For fans of Japanese action cinema, the name Kensuke Sonomura will likely be a familiar one. His furious choreography and action direction has been a mainstay throughout collaborations with directors such as Yûji Shimomura (Death Trance), Takanori Tsujimoto (Bushido Man, Resident Evil: Vendetta), and John Woo (Manhunt). Hydra is his directorial debut, which no doubt brings certain expectations. But those expecting a relentless action thriller from such a prolific and distinctive action director might be surprised by this unique hitman film.

Opening with a ten-minute cross-section of a crime ecosystem – a shocking bathroom assassination followed by gruesome clean-up – Hydra’s blazing neon title credits seem to hint at this being a stylish ‘80s throwback. But the movie that follows couldn’t be further from that. After its bloody beginning, Sonomura‘s debut settles into the buzz of small talk between regulars and the trio of staff at the titular Hydra bar. Amicable owner Rina, waiter Kenta, and ex-hitman-turned-chef Takashi – played with stoic mystery by Masanori Mimoto – create a cozy amicable atmosphere that fills most of the runtime’s 77 minutes.
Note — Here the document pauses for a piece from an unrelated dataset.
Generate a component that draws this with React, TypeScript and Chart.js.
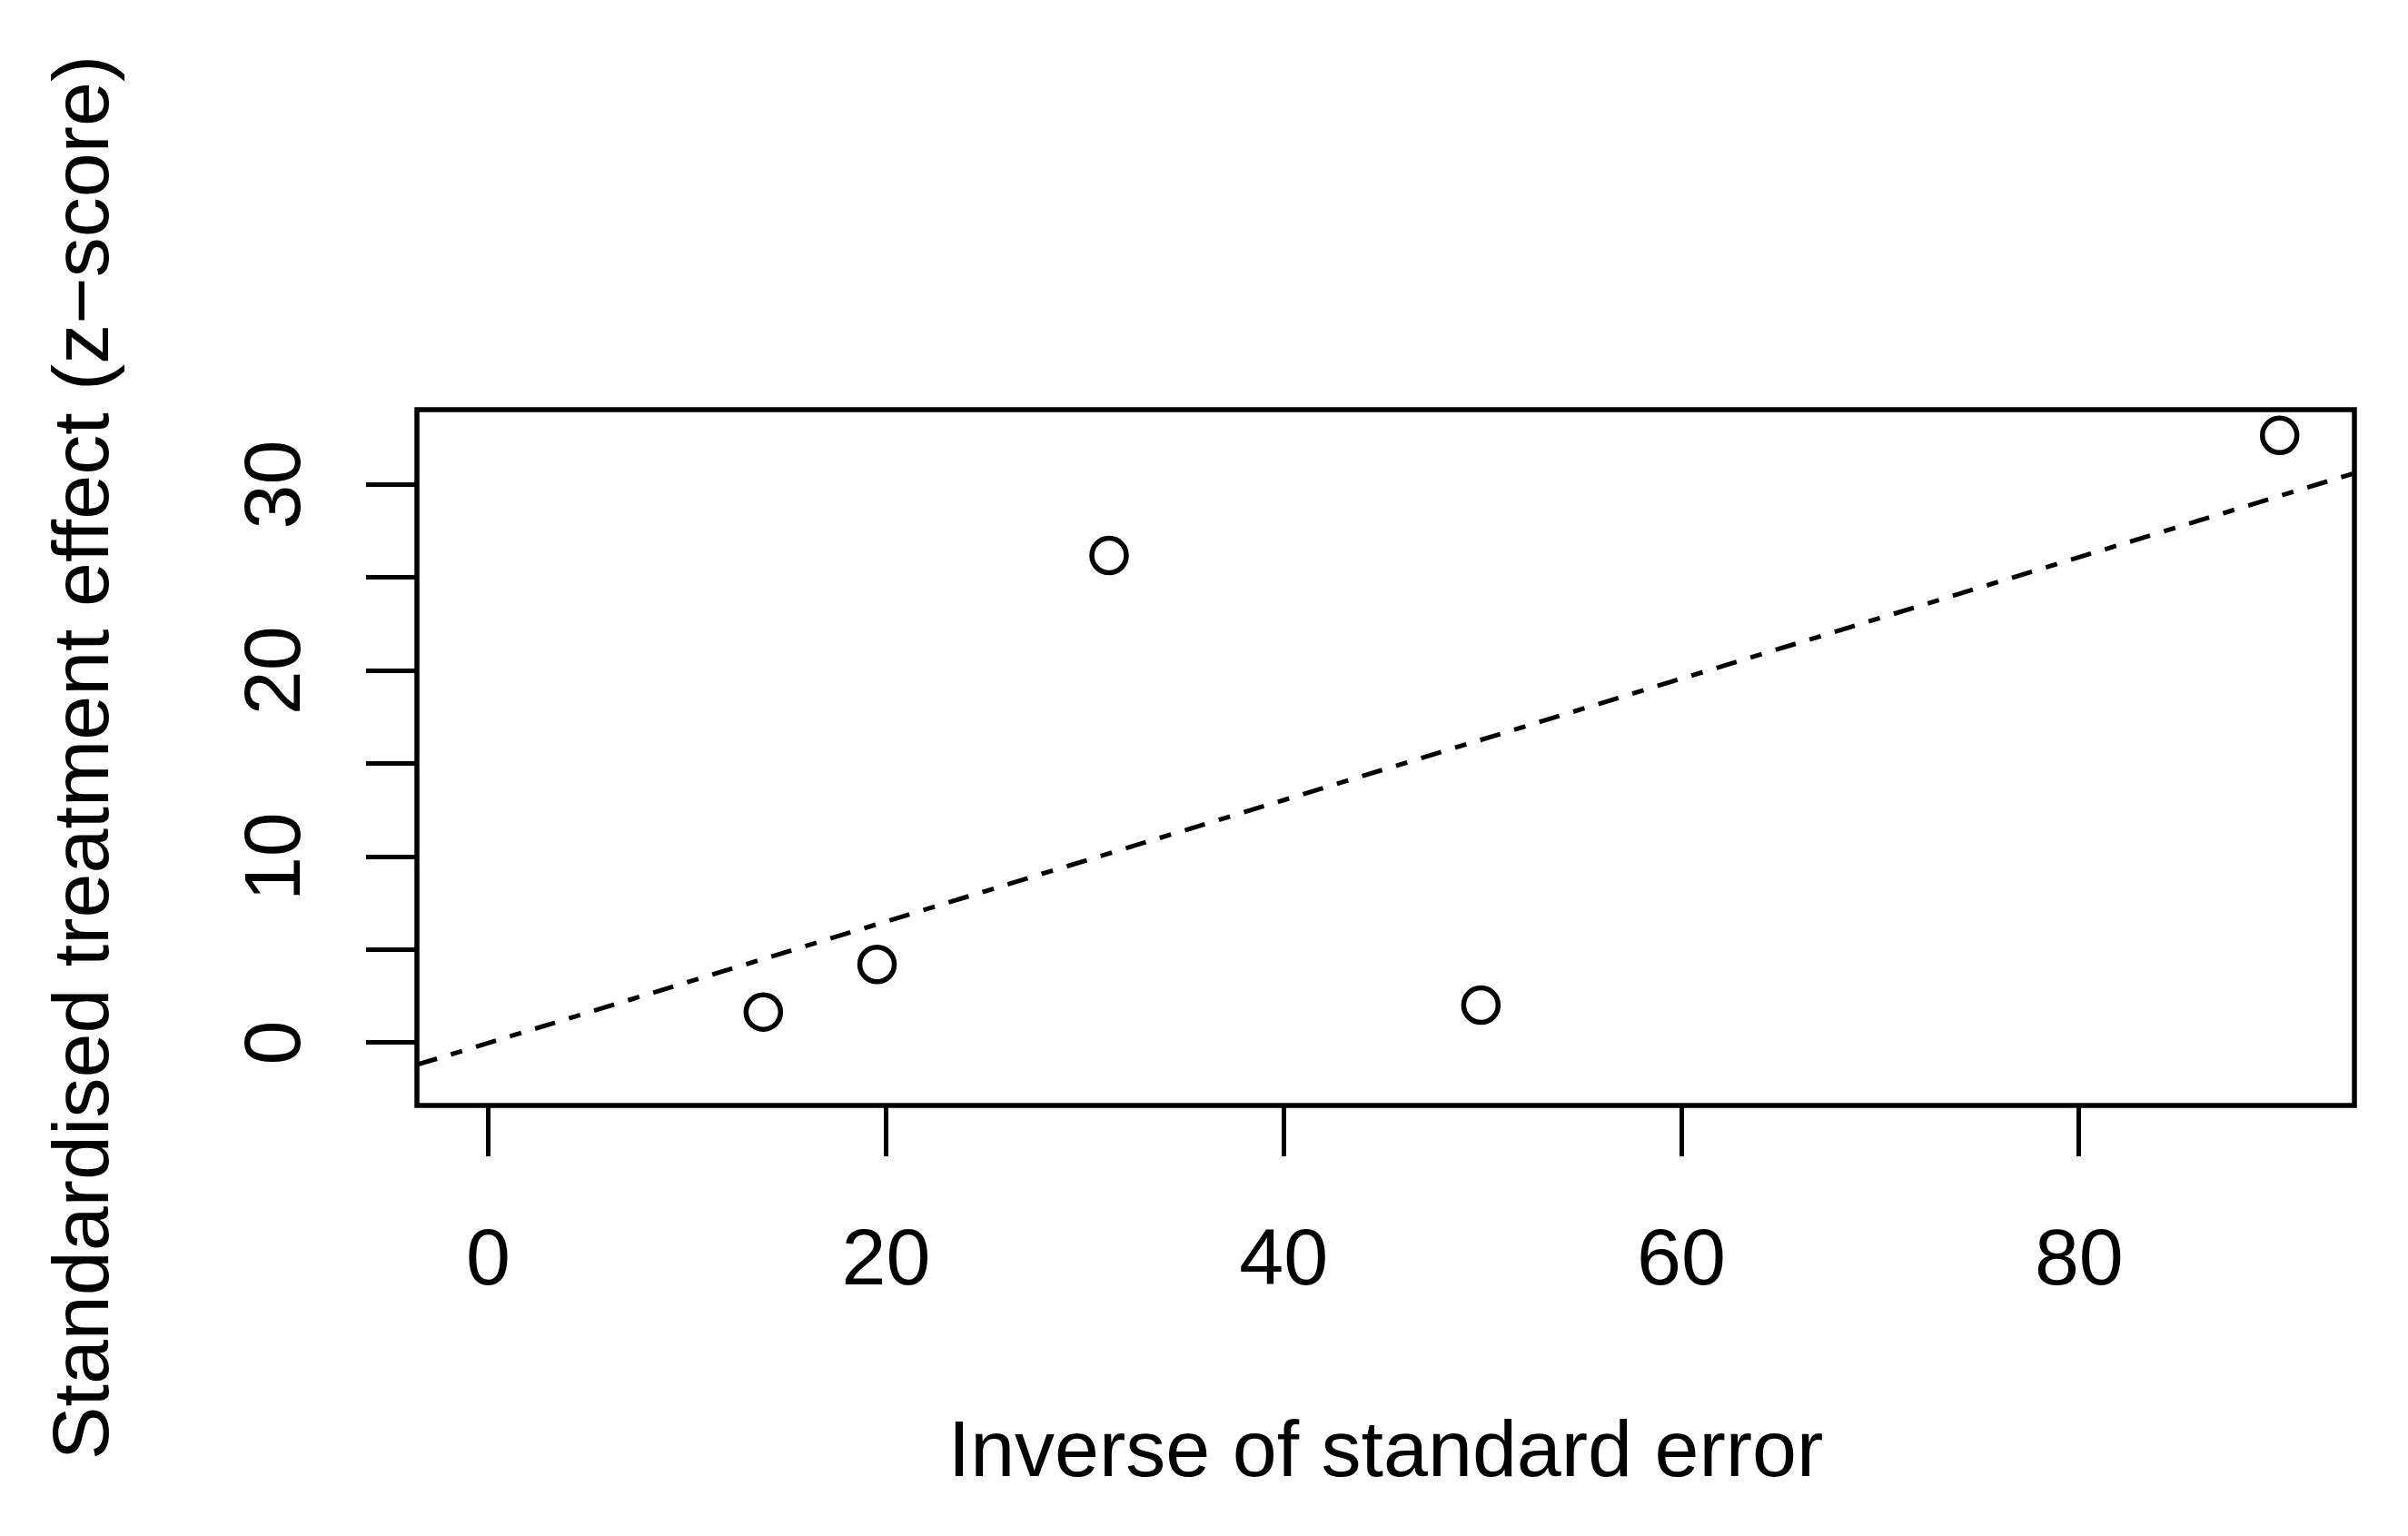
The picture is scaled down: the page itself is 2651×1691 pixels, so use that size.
import React, { useEffect, useRef } from "react";
import { Chart, registerables } from "chart.js";

Chart.register(...registerables);

// ---- data ----
const X_VALUES = [13.83, 19.55, 31.22, 49.92, 90.09];
const Y_VALUES = [1.65, 4.21, 26.19, 2.02, 32.65];

const X_TICKS = [0, 20, 40, 60, 80];
const X_TICK_LABELS = ["0", "20", "40", "60", "80"];
const Y_TICKS = [0, 5, 10, 15, 20, 25, 30];
const Y_TICK_LABELS = ["0", "", "10", "", "20", "", "30"];

const X_LIMITS = [-3.59, 93.85];
const Y_LIMITS = [-3.37, 34.03];

const X_TITLE = "Inverse of standard error";
const Y_TITLE = "Standardised treatment effect (z\u2212score)";

const FONT_FAMILY = "'Liberation Sans', Arial, Helvetica, sans-serif";

function fitLine(xs: number[], ys: number[]) {
  const n = xs.length;
  const mx = xs.reduce((s, v) => s + v, 0) / n;
  const my = ys.reduce((s, v) => s + v, 0) / n;
  let sxy = 0;
  let sxx = 0;
  for (let i = 0; i < n; i++) {
    sxy += (xs[i] - mx) * (ys[i] - my);
    sxx += (xs[i] - mx) * (xs[i] - mx);
  }
  const b = sxy / sxx;
  const a = my - b * mx;
  return { a, b };
}

const framePlugin = {
  id: "rFrame",
  afterDraw(chart: any) {
    const { ctx, chartArea } = chart;
    const { left, top, right, bottom } = chartArea;
    ctx.save();
    ctx.strokeStyle = "#000";
    ctx.lineWidth = 5.5;
    ctx.strokeRect(left, top, right - left, bottom - top);
    ctx.restore();
  },
};

export default function App() {
  const canvasRef = useRef<HTMLCanvasElement | null>(null);

  useEffect(() => {
    const canvas = canvasRef.current;
    if (!canvas) return;
    const { a, b } = fitLine(X_VALUES, Y_VALUES);
    const lineData = [
      { x: X_LIMITS[0], y: a + b * X_LIMITS[0] },
      { x: X_LIMITS[1], y: a + b * X_LIMITS[1] },
    ];
    const points = X_VALUES.map((x, i) => ({ x, y: Y_VALUES[i] }));

    Chart.defaults.color = "#000";
    Chart.defaults.font.family = FONT_FAMILY;

    const chart = new Chart(canvas, {
      type: "scatter",
      data: {
        datasets: [
          {
            type: "line",
            label: "fit",
            data: lineData,
            borderColor: "#000",
            borderWidth: 5,
            borderDash: [23, 16, 13, 16],
            pointRadius: 0,
            fill: false,
            tension: 0,
          } as any,
          {
            label: "studies",
            data: points,
            pointStyle: "circle",
            pointRadius: 19,
            pointBorderWidth: 5.5,
            borderColor: "#000",
            backgroundColor: "rgba(0,0,0,0)",
            pointBackgroundColor: "rgba(0,0,0,0)",
            pointBorderColor: "#000",
          } as any,
        ],
      },
      options: {
        animation: false,
        responsive: false,
        maintainAspectRatio: false,
        layout: { padding: { top: 451, right: 59, left: 0, bottom: 0 } },
        plugins: {
          legend: { display: false },
          tooltip: { enabled: false },
          title: { display: false },
        },
        scales: {
          x: {
            type: "linear",
            min: X_LIMITS[0],
            max: X_LIMITS[1],
            afterBuildTicks: (scale: any) => {
              scale.ticks = X_TICKS.map((v) => ({ value: v }));
            },
            afterFit: (scale: any) => {
              scale.height = 474;
            },
            ticks: {
              autoSkip: false,
              maxRotation: 0,
              minRotation: 0,
              padding: 64,
              color: "#000",
              font: { size: 88, family: FONT_FAMILY, lineHeight: 1.2 },
              callback: (value: any) => {
                const i = X_TICKS.indexOf(Number(value));
                return i >= 0 ? X_TICK_LABELS[i] : "";
              },
            },
            grid: {
              display: true,
              drawOnChartArea: false,
              drawTicks: true,
              tickLength: 56,
              tickWidth: 5,
              tickColor: "#000",
              color: "#000",
            },
            border: { display: false },
            title: {
              display: true,
              text: X_TITLE,
              color: "#000",
              font: { size: 88, family: FONT_FAMILY, lineHeight: 1.2 },
              padding: { top: 0, bottom: 37 },
            },
          },
          y: {
            type: "linear",
            min: Y_LIMITS[0],
            max: Y_LIMITS[1],
            afterBuildTicks: (scale: any) => {
              scale.ticks = Y_TICKS.map((v) => ({ value: v }));
            },
            afterFit: (scale: any) => {
              scale.width = 459;
            },
            ticks: {
              autoSkip: false,
              minRotation: 90,
              maxRotation: 90,
              crossAlign: "center",
              padding: 48,
              color: "#000",
              font: { size: 88, family: FONT_FAMILY, lineHeight: 1.2 },
              callback: (value: any) => {
                const i = Y_TICKS.indexOf(Number(value));
                return i >= 0 ? Y_TICK_LABELS[i] : "";
              },
            },
            grid: {
              display: true,
              drawOnChartArea: false,
              drawTicks: true,
              tickLength: 56,
              tickWidth: 5,
              tickColor: "#000",
              color: "#000",
            },
            border: { display: false },
            title: {
              display: true,
              text: Y_TITLE,
              color: "#000",
              font: { size: 88, family: FONT_FAMILY, lineHeight: 1.2 },
              padding: { top: 42, bottom: 0 },
            },
          },
        },
      } as any,
      plugins: [framePlugin],
    });

    return () => {
      chart.destroy();
    };
  }, []);

  return (
    <div
      style={{
        position: "absolute",
        left: 0,
        top: 0,
        width: 2651,
        height: 1691,
        background: "#fff",
      }}
    >
      <canvas
        ref={canvasRef}
        width={2651}
        height={1691}
        style={{ display: "block", width: 2651, height: 1691 }}
      />
    </div>
  );
}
Hydra reveals itself to largely be a slice-of-life drama, unfolding with a laidback hang-out pace and a dash of romantic tension.

In some ways, Sonomura executes this style of storytelling well, fostering naturalistic chemistry between characters and a homey mood within the bar. Where all that time spent on casual conversation leads, beyond a sense of place and camaraderie, is another matter. Despite its already short length, Hydra ends up feeling sluggish and aimless, leading to a jarringly abrupt ending. Masanori Mimoto plays his role stony, tortured, and simmering with intensity, but that’s nothing else to his character beyond those traits.

Threaded through the film’s unassuming bar drama is an underworld of vigilantes, assassins, and corrupt men purged through swift secret bloodshed. Sonomura handles this facet of Hydra effectively too, splashing the screen with harsh hues and crimson spray. There’s a dark backstory that ties into the bar aspect of the narrative, a rival killer striking from the shadows, but the story remains surface and slight. The Tokyo noir vibes offer intrigue and style, but little substance.

Hydra truly shines when plot and personality are put aside in favor of scant yet astounding action. Mimoto may lack personality, but he and his assassin nemesis (Naohiro Kawamoto) are marvels of physicality, well served by Sonomura‘s jaw-dropping choreography. Reminiscent of Donnie Yen’s blazing-fast MMA-influence brawls in Flashpoint, Hydra’s clashes are primal displays of action-reaction; fights tumble from standing exchanges to ground brutality and back, while the camera weaves amid the attack flurries. A toothbrush and soda-can turn into grizzly tools without hesitation. Grunting bodyblows fly with blinding speed. A final four-minute fight is Hydra’s grand achievement: a masterclass in unrelenting offense and desperate defense, frantically flowing from grappling to improvised weapons to swishing blows, only stumbling with its anticlimactic finish.

Kensuke Sonomura crafts an intriguing but all-too-slight crime drama with Hydra. Its oddly leisurely pace and dramatic priorities may be a disappointing surprise for fans of his action direction in far more propulsive films. But when Hydra unleashes the blood and blows, its bruising heights are well worth the wait.

Summary
Kensuke Sonomura crafts an intriguing but all-too-slight crime drama with Hydra, but when it unleashes the blood and blows, its bruising heights are well worth the wait.